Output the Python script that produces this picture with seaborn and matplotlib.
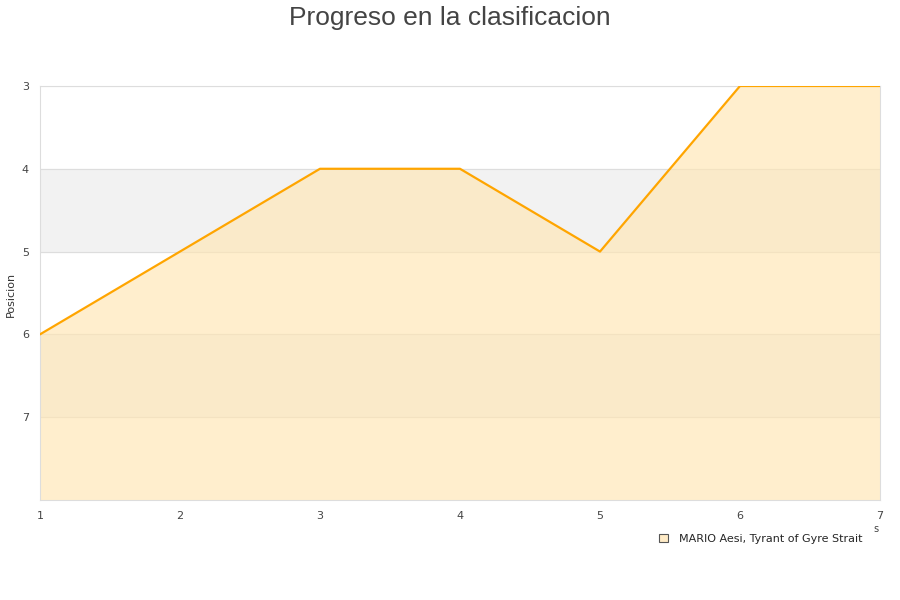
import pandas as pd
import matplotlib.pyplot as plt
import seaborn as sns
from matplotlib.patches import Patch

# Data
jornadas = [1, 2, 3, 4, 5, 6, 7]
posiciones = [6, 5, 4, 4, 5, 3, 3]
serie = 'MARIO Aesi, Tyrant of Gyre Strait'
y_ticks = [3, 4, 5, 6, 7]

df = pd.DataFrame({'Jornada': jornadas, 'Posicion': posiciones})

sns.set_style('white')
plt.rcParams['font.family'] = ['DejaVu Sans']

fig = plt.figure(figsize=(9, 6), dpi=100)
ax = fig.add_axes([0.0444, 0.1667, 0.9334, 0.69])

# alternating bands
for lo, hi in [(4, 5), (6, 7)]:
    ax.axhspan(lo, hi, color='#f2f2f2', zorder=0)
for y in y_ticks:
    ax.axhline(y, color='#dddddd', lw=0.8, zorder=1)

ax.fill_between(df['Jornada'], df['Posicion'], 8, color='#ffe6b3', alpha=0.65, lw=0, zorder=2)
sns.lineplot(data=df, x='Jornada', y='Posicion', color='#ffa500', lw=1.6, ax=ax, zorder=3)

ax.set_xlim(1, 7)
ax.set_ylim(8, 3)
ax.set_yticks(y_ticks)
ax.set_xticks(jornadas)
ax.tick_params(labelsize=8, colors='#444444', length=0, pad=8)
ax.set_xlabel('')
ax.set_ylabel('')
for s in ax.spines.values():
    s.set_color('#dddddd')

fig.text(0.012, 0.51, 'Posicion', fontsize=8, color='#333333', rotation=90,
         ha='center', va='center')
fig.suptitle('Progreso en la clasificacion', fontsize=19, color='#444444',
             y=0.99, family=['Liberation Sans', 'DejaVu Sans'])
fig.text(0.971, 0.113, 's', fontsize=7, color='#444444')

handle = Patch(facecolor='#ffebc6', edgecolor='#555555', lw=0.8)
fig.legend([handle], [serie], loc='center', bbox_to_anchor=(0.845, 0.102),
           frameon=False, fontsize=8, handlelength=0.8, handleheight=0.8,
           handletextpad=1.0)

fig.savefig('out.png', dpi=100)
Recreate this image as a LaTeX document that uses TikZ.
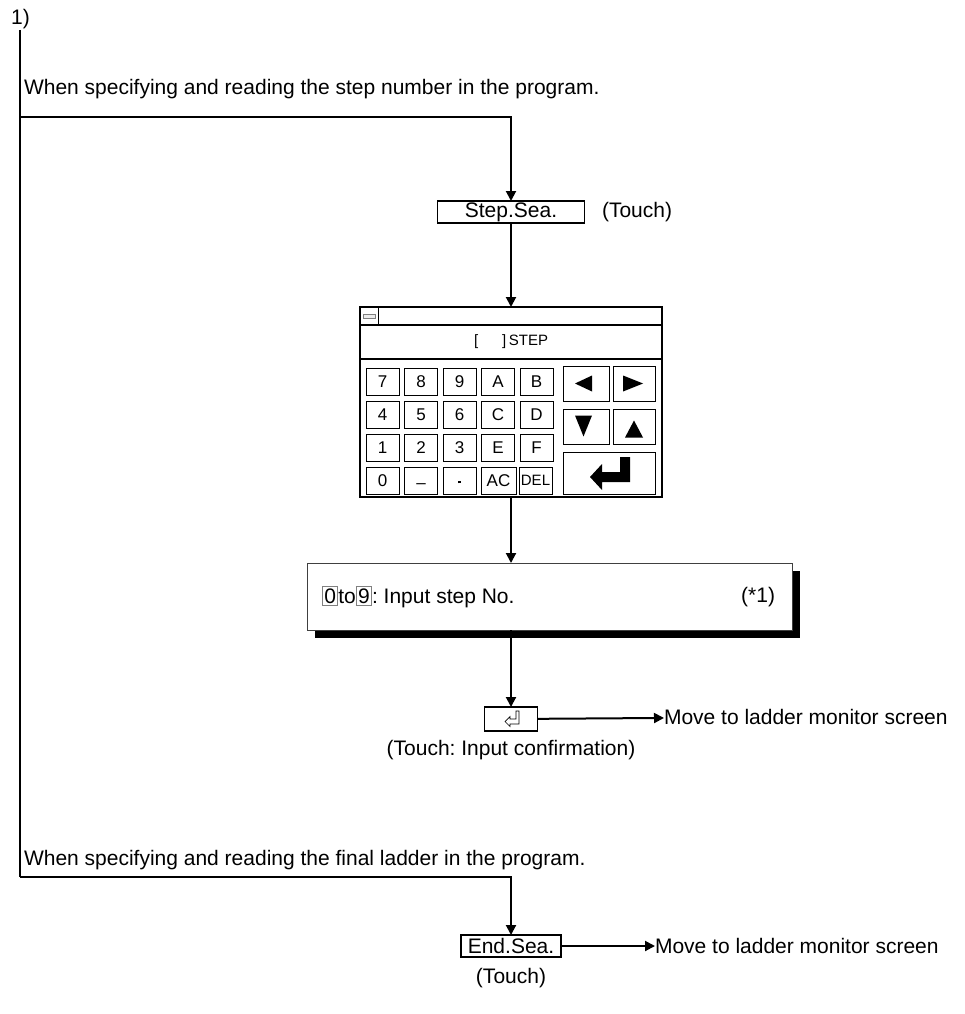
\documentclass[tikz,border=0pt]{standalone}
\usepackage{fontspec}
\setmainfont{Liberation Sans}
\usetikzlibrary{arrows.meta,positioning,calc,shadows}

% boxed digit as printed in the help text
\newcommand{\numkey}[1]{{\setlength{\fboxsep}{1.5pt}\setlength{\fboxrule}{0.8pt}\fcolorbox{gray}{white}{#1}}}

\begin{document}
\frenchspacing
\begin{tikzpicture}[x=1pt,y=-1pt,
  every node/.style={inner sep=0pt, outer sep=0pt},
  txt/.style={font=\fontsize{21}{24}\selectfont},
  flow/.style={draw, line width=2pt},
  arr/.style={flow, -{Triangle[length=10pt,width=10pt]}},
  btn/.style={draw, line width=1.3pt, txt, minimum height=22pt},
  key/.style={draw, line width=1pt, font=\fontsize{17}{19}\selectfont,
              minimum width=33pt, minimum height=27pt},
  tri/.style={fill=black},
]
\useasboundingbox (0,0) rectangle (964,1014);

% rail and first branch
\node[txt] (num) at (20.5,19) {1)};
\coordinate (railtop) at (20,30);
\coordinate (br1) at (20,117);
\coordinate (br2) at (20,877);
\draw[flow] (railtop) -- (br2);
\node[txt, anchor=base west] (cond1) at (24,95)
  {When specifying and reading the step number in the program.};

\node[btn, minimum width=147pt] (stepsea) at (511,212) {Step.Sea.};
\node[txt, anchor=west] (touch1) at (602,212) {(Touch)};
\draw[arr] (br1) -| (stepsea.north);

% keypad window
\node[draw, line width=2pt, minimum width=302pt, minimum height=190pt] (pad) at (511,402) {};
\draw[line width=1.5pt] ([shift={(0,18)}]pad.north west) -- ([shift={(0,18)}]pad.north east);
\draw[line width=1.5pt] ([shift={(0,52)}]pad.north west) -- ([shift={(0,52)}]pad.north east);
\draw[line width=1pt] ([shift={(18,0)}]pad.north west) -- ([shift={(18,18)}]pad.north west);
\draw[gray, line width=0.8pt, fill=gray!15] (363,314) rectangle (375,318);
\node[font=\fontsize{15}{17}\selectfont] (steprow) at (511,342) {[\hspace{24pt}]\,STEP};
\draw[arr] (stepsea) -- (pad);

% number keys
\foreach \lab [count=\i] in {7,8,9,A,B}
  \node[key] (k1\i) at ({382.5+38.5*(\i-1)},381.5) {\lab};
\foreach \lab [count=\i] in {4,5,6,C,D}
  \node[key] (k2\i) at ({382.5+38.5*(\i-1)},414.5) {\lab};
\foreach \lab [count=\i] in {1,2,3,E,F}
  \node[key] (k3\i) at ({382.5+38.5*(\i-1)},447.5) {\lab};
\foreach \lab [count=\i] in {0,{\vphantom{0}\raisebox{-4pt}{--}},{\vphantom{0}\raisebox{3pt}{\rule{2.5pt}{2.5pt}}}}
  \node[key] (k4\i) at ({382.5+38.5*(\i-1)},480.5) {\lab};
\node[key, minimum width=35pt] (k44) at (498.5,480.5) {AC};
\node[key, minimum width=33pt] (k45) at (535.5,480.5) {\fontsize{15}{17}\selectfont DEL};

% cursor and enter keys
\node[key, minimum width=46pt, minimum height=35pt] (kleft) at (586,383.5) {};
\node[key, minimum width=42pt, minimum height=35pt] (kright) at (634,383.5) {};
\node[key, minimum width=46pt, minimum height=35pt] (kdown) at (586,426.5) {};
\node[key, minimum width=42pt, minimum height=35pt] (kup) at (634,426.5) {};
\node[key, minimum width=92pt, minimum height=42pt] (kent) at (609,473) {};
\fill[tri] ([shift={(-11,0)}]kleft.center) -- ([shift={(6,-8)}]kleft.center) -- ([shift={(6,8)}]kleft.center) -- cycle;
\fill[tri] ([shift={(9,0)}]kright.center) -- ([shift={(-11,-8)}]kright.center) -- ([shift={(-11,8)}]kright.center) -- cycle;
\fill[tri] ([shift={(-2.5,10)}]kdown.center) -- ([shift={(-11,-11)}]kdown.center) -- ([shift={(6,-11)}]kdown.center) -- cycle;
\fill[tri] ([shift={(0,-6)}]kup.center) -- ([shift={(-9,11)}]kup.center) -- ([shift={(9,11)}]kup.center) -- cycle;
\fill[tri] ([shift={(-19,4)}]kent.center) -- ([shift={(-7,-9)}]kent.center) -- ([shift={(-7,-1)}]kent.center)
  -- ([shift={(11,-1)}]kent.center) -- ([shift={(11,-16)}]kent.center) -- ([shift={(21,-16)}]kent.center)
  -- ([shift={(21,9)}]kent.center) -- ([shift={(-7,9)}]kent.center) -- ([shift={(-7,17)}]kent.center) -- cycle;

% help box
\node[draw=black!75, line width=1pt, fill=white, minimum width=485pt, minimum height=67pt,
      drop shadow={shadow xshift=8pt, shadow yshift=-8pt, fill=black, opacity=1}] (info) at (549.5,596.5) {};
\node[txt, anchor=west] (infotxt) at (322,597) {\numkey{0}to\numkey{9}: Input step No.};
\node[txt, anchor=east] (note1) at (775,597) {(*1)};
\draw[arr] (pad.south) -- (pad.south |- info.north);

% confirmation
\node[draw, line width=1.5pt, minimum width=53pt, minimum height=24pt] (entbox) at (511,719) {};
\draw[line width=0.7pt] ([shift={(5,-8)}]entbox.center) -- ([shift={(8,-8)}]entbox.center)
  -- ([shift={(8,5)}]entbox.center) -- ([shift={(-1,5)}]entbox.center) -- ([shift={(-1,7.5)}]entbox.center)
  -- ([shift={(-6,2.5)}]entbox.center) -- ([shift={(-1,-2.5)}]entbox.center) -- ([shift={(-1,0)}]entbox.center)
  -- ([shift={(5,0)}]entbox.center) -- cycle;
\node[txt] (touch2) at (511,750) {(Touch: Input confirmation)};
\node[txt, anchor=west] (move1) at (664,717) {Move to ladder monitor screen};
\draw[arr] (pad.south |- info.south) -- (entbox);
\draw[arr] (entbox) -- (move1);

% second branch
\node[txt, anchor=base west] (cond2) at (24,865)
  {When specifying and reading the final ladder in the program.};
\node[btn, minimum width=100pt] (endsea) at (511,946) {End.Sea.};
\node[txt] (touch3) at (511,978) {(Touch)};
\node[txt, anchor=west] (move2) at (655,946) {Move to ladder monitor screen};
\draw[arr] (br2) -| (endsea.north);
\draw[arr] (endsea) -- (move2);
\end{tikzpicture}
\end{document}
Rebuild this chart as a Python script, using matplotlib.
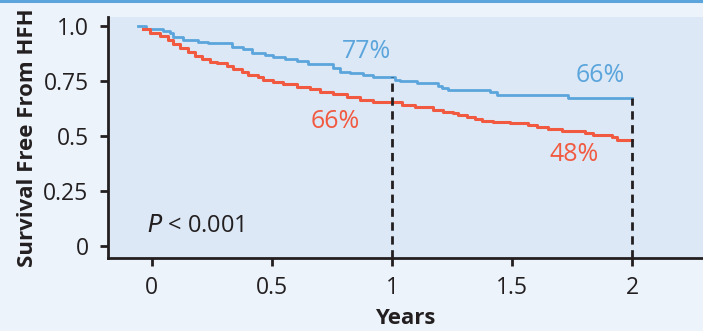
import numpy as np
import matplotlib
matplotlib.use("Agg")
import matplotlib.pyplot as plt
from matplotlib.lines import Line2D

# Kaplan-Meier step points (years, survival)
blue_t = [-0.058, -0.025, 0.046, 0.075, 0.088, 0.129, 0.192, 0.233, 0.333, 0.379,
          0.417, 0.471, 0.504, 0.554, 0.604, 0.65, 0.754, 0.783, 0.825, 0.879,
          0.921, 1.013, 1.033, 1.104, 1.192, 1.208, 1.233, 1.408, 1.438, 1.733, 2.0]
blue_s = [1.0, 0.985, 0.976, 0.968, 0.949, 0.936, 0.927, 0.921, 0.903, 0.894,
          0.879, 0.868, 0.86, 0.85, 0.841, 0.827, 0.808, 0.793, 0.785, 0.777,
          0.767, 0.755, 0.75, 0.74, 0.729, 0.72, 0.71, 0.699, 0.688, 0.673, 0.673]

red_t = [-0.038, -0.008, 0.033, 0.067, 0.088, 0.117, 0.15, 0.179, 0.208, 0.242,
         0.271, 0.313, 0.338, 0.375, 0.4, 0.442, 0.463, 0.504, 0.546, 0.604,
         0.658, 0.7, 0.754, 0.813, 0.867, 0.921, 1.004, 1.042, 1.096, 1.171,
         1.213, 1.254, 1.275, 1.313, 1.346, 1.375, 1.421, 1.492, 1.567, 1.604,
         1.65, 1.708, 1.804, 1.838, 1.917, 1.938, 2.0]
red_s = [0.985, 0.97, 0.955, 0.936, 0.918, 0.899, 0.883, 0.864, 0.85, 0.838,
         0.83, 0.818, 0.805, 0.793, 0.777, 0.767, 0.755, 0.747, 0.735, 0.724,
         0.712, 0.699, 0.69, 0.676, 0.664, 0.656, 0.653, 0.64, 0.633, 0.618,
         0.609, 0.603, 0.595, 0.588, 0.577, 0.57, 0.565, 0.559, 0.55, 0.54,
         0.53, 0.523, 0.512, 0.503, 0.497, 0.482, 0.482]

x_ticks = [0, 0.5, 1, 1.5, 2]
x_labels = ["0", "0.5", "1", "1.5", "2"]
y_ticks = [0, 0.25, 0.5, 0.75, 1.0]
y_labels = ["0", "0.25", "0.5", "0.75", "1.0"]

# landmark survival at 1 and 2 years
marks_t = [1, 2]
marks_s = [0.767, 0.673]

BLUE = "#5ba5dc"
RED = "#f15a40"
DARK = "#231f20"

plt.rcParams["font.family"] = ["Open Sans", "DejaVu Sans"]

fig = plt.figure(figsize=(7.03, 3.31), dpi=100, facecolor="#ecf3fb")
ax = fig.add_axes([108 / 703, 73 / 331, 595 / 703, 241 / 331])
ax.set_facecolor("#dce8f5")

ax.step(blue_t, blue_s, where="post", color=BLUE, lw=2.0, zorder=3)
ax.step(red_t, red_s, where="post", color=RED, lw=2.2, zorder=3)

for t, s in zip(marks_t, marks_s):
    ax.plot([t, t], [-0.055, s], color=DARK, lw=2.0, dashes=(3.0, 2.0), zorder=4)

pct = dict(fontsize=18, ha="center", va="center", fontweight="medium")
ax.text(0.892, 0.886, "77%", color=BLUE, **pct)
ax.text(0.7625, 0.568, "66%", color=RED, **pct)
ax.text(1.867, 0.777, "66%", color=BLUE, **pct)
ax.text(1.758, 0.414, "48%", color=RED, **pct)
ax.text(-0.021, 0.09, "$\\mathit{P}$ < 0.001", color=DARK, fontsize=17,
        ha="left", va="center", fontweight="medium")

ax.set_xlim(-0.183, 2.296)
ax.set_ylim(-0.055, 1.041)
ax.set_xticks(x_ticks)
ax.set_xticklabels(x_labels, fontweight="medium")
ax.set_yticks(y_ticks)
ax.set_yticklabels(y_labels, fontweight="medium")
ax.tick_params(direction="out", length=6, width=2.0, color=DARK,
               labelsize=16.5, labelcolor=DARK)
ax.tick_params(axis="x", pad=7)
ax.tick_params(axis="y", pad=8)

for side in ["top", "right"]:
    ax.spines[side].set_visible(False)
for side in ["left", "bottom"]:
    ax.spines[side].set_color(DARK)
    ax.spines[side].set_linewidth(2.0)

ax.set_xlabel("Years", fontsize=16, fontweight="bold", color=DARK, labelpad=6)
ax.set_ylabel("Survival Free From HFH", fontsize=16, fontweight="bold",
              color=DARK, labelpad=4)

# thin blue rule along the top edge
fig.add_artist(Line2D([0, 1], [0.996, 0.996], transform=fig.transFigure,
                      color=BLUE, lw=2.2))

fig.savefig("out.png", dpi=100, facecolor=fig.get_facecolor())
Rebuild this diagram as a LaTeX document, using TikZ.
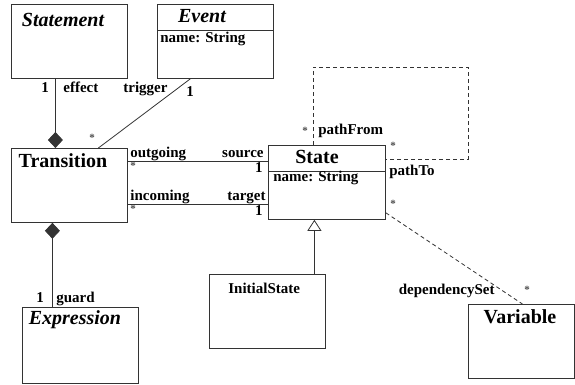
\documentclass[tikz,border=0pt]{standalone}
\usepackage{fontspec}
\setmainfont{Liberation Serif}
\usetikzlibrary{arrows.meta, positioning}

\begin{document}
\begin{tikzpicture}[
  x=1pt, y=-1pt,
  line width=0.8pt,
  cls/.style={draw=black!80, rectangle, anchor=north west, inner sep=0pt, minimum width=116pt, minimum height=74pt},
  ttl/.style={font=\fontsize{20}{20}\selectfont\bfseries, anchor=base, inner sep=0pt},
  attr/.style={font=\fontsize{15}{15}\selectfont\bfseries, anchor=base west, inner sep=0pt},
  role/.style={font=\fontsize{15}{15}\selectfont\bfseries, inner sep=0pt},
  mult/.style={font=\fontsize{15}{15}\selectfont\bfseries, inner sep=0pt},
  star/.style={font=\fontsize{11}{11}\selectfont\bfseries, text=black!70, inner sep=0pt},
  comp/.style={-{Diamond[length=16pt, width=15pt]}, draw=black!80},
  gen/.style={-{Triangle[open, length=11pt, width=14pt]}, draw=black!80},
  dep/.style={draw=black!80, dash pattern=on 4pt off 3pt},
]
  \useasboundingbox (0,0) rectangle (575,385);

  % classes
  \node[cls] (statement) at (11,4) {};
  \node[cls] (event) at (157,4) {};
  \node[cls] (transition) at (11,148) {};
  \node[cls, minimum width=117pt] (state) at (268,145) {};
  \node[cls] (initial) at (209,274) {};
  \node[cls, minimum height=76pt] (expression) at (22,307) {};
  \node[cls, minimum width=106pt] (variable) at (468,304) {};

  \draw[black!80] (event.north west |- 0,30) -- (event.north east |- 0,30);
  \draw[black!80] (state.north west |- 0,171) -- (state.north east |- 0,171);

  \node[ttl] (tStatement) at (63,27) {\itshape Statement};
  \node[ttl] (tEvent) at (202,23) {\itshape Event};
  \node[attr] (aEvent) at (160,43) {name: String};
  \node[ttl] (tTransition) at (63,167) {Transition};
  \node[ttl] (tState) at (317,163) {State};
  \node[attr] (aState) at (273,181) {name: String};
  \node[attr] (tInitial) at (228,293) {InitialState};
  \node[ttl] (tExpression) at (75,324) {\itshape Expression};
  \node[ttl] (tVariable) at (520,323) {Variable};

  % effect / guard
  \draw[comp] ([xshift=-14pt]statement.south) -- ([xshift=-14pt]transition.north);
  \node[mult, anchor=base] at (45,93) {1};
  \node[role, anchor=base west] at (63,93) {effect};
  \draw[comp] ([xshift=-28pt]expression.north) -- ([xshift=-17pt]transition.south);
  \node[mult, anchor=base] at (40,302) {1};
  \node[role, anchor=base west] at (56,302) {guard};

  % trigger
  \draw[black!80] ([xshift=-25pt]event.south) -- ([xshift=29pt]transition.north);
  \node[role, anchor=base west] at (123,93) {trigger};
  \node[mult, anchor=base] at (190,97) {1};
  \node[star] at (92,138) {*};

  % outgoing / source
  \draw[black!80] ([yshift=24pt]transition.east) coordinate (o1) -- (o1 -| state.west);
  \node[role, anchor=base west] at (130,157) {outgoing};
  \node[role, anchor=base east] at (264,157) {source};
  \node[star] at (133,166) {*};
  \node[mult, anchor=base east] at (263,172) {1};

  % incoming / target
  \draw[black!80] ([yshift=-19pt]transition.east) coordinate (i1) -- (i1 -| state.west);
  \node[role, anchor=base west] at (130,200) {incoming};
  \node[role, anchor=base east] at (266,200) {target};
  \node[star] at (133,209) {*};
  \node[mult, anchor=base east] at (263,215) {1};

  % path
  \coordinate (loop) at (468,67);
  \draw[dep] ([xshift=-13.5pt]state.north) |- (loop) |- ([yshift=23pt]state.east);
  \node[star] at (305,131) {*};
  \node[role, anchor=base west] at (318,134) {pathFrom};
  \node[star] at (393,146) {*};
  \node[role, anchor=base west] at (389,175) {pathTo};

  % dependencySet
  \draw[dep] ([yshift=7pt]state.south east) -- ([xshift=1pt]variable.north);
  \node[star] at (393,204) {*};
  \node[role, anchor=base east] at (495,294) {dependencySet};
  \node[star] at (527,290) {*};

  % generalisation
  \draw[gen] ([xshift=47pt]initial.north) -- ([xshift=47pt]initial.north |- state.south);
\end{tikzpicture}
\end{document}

● ● ●

Starting at the line that contains "Rebuild this chart" and stopping after the line that contains "from matplotlib.lines import Line2D", copy every line exactly. Leave any pictures behind.

Rebuild this chart as a Python script, using matplotlib.
import numpy as np
import matplotlib
matplotlib.use("Agg")
import matplotlib.pyplot as plt
from matplotlib.lines import Line2D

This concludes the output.